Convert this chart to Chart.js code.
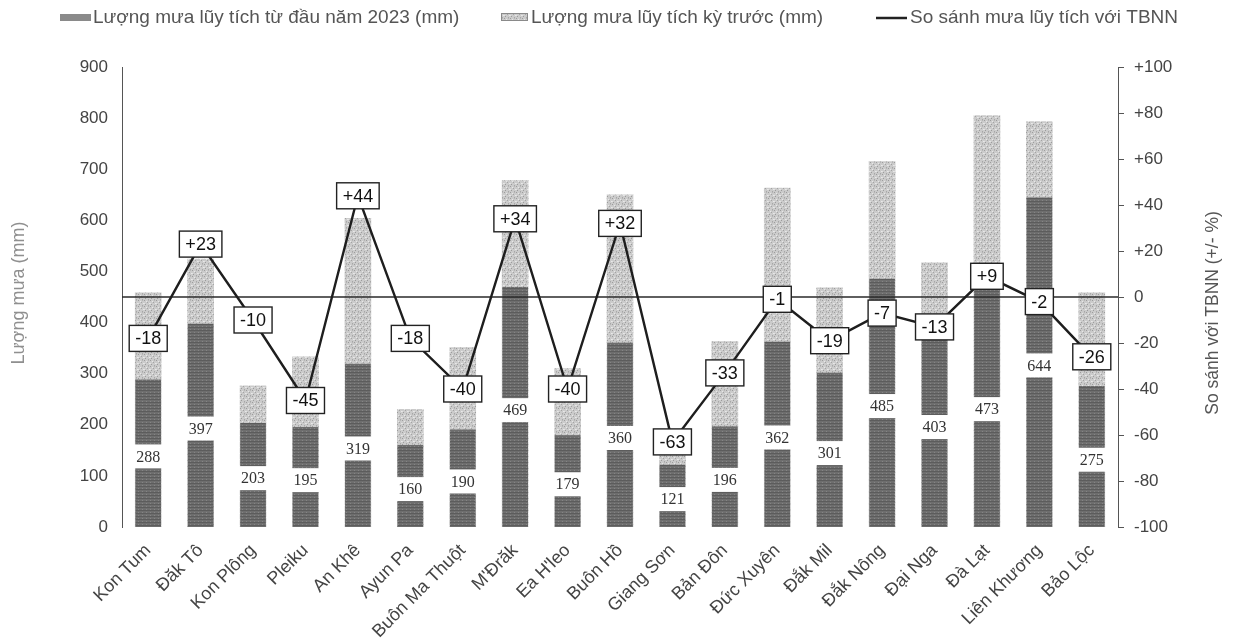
* * *
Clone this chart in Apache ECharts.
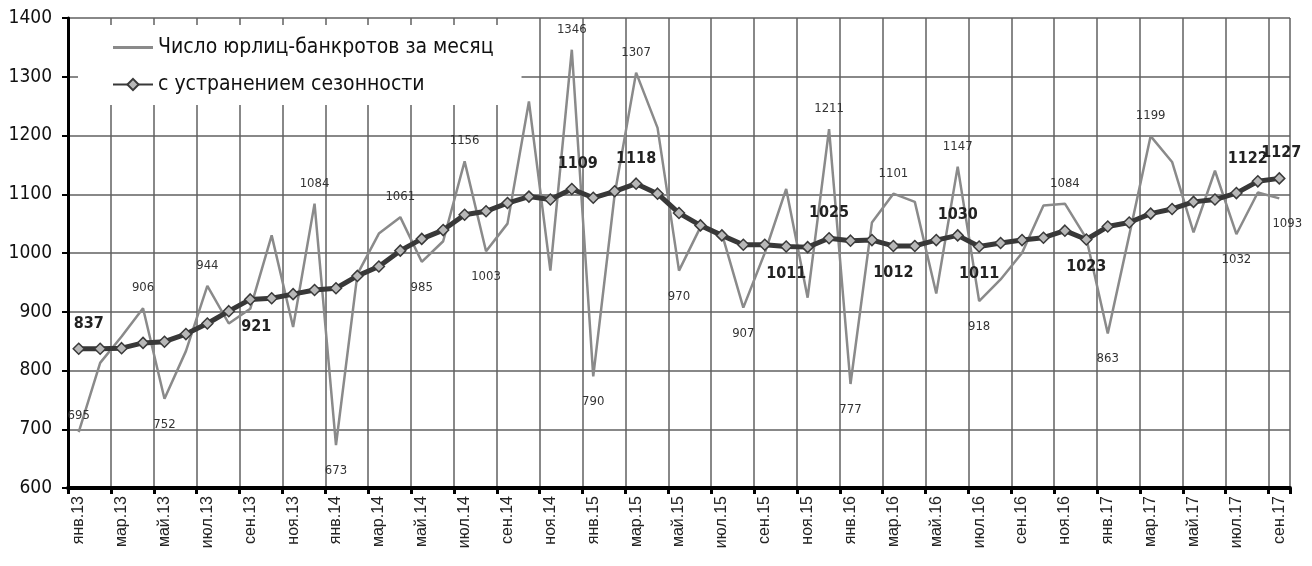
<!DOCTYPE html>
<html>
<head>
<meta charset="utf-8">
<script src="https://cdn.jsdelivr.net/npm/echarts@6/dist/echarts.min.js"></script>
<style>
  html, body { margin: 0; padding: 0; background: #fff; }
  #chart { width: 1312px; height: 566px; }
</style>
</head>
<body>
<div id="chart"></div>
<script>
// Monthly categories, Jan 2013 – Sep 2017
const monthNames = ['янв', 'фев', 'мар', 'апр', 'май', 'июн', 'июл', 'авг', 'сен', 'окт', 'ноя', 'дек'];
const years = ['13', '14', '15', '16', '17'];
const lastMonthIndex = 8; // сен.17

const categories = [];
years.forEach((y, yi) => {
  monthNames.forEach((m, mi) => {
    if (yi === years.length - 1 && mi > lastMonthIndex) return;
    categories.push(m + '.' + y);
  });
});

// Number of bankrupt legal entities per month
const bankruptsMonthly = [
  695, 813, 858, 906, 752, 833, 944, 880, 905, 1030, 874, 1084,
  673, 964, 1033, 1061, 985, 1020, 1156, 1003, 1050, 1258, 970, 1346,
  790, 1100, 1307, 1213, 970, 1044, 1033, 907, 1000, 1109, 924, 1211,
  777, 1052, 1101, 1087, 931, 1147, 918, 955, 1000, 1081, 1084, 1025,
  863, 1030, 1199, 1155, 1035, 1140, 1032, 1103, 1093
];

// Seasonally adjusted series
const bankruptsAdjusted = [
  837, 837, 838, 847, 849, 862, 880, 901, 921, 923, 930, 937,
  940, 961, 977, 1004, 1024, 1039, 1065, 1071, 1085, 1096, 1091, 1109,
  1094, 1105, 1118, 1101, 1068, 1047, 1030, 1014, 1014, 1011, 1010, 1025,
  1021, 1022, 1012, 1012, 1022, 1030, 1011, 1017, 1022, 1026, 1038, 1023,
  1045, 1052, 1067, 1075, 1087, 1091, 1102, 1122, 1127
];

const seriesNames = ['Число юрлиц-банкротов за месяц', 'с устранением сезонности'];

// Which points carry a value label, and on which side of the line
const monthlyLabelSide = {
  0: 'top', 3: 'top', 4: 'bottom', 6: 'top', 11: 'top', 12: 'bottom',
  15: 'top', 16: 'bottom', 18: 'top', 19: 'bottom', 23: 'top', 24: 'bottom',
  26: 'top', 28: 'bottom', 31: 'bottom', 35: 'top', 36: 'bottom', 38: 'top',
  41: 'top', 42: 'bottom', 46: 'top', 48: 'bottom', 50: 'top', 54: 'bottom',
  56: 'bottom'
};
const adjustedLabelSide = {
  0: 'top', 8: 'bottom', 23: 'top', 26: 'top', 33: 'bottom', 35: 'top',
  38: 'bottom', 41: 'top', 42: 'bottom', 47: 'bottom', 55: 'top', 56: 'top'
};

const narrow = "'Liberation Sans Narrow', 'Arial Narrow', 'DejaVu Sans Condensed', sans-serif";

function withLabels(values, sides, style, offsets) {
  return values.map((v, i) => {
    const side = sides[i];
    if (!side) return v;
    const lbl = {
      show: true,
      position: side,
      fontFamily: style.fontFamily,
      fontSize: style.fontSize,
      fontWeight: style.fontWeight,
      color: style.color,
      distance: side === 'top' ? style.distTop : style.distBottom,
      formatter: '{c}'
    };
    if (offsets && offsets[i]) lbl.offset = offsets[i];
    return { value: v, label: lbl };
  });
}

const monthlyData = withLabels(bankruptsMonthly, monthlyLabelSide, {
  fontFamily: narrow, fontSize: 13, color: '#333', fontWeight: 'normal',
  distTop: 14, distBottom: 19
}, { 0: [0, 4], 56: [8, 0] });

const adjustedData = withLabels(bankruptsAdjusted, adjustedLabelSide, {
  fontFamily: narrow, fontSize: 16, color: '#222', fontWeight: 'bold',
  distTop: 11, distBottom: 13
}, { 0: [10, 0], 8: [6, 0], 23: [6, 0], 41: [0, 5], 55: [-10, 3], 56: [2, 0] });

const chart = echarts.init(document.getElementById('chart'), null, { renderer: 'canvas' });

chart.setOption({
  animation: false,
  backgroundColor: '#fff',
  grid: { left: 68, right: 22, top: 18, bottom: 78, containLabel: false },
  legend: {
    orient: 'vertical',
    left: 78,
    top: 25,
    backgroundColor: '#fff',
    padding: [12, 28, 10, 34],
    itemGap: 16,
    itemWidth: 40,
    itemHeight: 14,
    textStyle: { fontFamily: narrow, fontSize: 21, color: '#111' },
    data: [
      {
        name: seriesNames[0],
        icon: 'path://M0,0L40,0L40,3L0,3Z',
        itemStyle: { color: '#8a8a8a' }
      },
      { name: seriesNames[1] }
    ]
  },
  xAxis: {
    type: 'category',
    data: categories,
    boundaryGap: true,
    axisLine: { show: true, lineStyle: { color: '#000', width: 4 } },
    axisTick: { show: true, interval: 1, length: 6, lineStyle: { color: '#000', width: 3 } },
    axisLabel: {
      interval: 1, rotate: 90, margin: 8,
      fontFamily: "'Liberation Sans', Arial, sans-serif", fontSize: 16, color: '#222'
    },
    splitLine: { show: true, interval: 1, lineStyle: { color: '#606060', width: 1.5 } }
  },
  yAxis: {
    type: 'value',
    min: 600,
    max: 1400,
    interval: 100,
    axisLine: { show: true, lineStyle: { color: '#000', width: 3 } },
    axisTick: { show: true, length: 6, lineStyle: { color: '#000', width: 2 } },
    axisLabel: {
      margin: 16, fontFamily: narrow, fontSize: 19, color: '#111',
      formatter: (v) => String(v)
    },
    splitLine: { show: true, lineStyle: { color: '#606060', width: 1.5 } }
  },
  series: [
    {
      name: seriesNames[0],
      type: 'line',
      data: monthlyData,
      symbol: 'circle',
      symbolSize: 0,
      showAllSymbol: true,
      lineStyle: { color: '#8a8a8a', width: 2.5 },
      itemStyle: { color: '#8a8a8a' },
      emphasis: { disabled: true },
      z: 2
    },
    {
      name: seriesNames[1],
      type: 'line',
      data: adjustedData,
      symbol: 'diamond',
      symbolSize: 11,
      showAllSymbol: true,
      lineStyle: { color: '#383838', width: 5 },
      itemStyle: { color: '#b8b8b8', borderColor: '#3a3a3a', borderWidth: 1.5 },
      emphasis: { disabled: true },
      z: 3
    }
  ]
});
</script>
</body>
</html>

Task description:
Copy word for word only the lines above from the one with "Clone this chart in Apache ECharts." through the one with "const seriesNames = ['Число". Leave pictures out.

Written answer:
Clone this chart in Apache ECharts.
<!DOCTYPE html>
<html>
<head>
<meta charset="utf-8">
<script src="https://cdn.jsdelivr.net/npm/echarts@6/dist/echarts.min.js"></script>
<style>
  html, body { margin: 0; padding: 0; background: #fff; }
  #chart { width: 1312px; height: 566px; }
</style>
</head>
<body>
<div id="chart"></div>
<script>
// Monthly categories, Jan 2013 – Sep 2017
const monthNames = ['янв', 'фев', 'мар', 'апр', 'май', 'июн', 'июл', 'авг', 'сен', 'окт', 'ноя', 'дек'];
const years = ['13', '14', '15', '16', '17'];
const lastMonthIndex = 8; // сен.17

const categories = [];
years.forEach((y, yi) => {
  monthNames.forEach((m, mi) => {
    if (yi === years.length - 1 && mi > lastMonthIndex) return;
    categories.push(m + '.' + y);
  });
});

// Number of bankrupt legal entities per month
const bankruptsMonthly = [
  695, 813, 858, 906, 752, 833, 944, 880, 905, 1030, 874, 1084,
  673, 964, 1033, 1061, 985, 1020, 1156, 1003, 1050, 1258, 970, 1346,
  790, 1100, 1307, 1213, 970, 1044, 1033, 907, 1000, 1109, 924, 1211,
  777, 1052, 1101, 1087, 931, 1147, 918, 955, 1000, 1081, 1084, 1025,
  863, 1030, 1199, 1155, 1035, 1140, 1032, 1103, 1093
];

// Seasonally adjusted series
const bankruptsAdjusted = [
  837, 837, 838, 847, 849, 862, 880, 901, 921, 923, 930, 937,
  940, 961, 977, 1004, 1024, 1039, 1065, 1071, 1085, 1096, 1091, 1109,
  1094, 1105, 1118, 1101, 1068, 1047, 1030, 1014, 1014, 1011, 1010, 1025,
  1021, 1022, 1012, 1012, 1022, 1030, 1011, 1017, 1022, 1026, 1038, 1023,
  1045, 1052, 1067, 1075, 1087, 1091, 1102, 1122, 1127
];

const seriesNames = ['Число юрлиц-банкротов за месяц', 'с устранением сезонности'];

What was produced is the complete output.